| Given problem |
Retype the opening lines of the listing below, ending with the line that contains "YAxis, LabelList, ReferenceLine", and leave out any pictures.

-*-*-

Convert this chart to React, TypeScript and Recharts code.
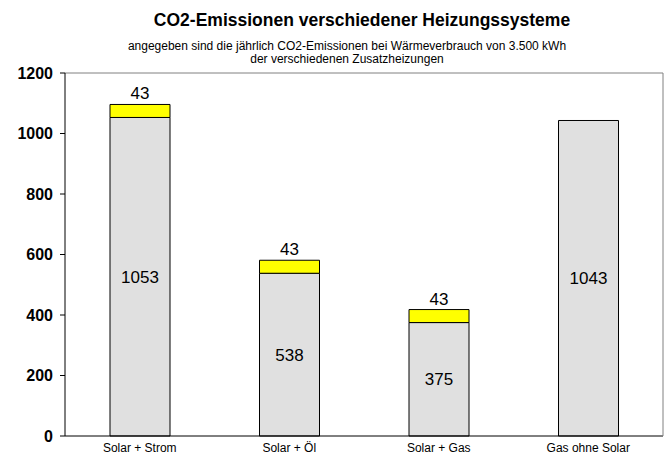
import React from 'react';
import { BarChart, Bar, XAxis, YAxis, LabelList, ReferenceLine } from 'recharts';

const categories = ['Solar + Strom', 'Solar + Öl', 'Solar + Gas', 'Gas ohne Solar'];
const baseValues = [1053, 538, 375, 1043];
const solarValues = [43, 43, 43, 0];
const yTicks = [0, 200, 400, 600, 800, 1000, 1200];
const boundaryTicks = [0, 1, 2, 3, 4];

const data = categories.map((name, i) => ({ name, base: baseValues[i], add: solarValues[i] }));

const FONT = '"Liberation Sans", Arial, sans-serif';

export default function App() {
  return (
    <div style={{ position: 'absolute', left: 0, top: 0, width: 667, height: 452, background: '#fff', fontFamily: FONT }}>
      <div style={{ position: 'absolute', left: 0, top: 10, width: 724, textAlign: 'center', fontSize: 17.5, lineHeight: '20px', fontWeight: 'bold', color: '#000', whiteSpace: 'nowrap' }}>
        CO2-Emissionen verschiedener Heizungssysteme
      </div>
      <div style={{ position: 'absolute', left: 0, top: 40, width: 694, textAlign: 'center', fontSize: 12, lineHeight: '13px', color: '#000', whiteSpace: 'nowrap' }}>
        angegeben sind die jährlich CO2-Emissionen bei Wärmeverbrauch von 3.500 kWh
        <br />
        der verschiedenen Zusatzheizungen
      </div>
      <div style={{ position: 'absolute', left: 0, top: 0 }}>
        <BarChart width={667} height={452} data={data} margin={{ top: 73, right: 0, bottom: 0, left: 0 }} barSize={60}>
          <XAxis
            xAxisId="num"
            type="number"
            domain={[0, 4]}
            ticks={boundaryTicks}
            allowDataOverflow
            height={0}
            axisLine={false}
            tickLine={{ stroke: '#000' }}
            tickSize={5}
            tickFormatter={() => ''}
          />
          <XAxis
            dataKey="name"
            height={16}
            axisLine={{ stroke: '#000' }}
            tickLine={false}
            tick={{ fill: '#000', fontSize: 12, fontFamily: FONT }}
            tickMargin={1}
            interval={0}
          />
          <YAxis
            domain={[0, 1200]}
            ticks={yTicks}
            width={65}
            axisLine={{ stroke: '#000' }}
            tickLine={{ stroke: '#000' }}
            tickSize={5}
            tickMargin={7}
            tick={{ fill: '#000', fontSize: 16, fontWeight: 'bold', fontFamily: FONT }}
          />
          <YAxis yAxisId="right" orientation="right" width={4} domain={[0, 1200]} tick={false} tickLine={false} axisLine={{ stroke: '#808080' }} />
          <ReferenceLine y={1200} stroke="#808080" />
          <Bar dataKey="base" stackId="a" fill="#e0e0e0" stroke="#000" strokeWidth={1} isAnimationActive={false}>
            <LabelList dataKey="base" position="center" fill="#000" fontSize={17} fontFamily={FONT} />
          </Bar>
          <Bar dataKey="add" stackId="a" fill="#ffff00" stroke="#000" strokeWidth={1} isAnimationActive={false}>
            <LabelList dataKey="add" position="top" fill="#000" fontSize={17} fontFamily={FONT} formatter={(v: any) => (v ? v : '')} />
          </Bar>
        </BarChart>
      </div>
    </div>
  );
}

-*-*-

| Solution to the problem |
Convert this chart to React, TypeScript and Recharts code.
import React from 'react';
import { BarChart, Bar, XAxis, YAxis, LabelList, ReferenceLine } from 'recharts';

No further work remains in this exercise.